─── RECORDED DATA

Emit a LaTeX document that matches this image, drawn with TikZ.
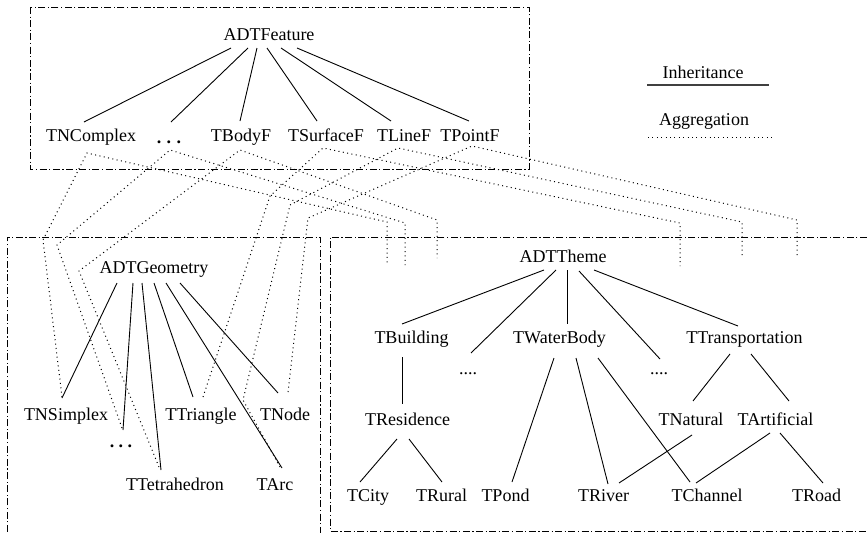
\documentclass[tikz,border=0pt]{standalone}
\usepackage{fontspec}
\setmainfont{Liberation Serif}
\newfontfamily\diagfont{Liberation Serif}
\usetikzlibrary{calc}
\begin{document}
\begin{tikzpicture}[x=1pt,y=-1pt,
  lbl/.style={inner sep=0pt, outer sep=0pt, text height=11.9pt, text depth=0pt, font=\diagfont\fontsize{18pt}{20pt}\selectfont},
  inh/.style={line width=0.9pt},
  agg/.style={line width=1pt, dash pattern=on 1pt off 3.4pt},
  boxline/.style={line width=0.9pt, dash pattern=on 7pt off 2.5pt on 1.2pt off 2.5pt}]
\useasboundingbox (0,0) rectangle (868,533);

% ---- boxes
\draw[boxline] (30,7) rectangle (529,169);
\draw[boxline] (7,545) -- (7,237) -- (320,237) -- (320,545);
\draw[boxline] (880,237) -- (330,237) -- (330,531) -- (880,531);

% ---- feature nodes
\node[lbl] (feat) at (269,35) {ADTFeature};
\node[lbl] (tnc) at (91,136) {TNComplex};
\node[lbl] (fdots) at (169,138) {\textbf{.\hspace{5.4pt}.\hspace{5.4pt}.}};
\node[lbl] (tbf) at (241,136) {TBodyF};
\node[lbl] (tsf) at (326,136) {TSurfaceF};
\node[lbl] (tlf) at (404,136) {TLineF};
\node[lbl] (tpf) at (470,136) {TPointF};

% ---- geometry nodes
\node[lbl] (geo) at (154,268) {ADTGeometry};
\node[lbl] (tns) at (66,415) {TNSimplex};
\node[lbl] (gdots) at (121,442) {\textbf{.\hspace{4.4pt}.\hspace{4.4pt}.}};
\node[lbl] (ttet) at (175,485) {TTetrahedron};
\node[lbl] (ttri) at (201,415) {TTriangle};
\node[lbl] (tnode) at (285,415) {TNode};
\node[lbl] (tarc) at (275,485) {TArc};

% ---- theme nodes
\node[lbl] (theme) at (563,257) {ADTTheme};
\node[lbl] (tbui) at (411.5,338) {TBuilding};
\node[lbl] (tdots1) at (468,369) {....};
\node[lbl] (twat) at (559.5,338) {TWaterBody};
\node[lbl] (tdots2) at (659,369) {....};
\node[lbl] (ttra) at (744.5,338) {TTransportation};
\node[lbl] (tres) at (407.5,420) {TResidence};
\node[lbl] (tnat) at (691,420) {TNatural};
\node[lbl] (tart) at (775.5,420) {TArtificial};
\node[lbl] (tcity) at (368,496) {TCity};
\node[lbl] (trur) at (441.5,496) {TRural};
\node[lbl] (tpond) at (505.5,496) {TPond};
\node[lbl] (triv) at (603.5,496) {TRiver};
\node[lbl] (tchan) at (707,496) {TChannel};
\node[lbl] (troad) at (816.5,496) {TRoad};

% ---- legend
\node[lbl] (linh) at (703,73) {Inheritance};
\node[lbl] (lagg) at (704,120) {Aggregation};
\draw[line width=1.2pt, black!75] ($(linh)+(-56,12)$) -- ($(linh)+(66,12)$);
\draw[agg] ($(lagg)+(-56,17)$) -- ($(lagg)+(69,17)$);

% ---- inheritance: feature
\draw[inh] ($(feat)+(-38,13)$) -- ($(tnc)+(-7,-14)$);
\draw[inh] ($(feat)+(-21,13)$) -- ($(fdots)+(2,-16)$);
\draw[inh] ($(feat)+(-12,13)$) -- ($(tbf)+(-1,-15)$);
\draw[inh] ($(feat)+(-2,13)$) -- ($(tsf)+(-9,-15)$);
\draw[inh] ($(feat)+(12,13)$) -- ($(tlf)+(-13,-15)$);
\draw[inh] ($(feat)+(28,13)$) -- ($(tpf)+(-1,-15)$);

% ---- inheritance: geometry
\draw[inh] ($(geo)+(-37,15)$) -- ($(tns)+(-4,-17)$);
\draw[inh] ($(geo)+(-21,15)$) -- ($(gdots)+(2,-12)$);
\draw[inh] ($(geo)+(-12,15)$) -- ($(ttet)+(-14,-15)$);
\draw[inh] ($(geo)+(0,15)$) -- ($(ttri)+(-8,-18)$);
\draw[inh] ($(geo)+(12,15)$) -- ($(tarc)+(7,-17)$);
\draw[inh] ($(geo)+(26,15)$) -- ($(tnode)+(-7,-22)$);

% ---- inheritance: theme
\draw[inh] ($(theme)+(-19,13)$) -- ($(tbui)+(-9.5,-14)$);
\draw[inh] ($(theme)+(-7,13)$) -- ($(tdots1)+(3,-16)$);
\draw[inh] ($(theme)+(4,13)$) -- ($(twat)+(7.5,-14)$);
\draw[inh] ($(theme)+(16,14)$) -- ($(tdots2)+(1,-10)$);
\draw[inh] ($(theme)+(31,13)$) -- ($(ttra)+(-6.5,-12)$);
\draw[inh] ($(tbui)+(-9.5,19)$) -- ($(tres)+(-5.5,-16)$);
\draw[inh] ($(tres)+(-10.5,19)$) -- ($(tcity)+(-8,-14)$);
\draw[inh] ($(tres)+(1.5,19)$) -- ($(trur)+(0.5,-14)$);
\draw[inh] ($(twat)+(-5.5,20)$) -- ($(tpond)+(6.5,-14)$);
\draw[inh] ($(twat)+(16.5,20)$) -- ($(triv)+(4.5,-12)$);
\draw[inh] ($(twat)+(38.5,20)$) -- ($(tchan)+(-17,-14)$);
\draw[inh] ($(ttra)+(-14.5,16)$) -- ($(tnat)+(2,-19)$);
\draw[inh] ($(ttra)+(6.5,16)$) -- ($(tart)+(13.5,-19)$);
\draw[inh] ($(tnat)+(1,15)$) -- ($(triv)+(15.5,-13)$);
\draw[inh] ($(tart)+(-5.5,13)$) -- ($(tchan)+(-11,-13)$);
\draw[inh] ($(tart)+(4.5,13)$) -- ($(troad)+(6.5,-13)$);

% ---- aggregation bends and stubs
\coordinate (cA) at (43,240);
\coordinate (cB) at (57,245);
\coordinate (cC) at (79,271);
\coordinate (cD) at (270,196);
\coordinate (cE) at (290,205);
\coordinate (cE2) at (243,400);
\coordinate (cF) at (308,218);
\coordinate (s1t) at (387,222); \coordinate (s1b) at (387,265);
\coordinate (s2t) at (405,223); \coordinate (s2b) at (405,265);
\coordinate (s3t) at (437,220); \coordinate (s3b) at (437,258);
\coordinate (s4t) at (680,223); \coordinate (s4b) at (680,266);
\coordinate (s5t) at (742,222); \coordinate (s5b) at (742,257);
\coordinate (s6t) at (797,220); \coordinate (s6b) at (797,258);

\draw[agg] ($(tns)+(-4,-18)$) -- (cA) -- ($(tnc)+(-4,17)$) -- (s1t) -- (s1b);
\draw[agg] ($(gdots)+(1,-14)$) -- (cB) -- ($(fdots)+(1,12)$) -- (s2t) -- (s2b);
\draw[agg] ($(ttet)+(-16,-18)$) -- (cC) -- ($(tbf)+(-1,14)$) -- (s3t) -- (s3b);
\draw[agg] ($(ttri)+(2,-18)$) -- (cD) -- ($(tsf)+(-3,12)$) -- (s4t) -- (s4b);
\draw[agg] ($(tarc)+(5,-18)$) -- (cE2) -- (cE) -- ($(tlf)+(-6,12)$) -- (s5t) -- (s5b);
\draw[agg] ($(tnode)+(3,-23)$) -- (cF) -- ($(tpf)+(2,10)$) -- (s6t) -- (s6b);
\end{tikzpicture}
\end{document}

──────

- [WHAT IS BEING ASKED]
Restate only the lines running from the start of the material above through the line containing "(330,531) -- (880,531);", ends included. No pictures.

- [OUTPUT FOR THIS TASK]
Emit a LaTeX document that matches this image, drawn with TikZ.
\documentclass[tikz,border=0pt]{standalone}
\usepackage{fontspec}
\setmainfont{Liberation Serif}
\newfontfamily\diagfont{Liberation Serif}
\usetikzlibrary{calc}
\begin{document}
\begin{tikzpicture}[x=1pt,y=-1pt,
  lbl/.style={inner sep=0pt, outer sep=0pt, text height=11.9pt, text depth=0pt, font=\diagfont\fontsize{18pt}{20pt}\selectfont},
  inh/.style={line width=0.9pt},
  agg/.style={line width=1pt, dash pattern=on 1pt off 3.4pt},
  boxline/.style={line width=0.9pt, dash pattern=on 7pt off 2.5pt on 1.2pt off 2.5pt}]
\useasboundingbox (0,0) rectangle (868,533);

% ---- boxes
\draw[boxline] (30,7) rectangle (529,169);
\draw[boxline] (7,545) -- (7,237) -- (320,237) -- (320,545);
\draw[boxline] (880,237) -- (330,237) -- (330,531) -- (880,531);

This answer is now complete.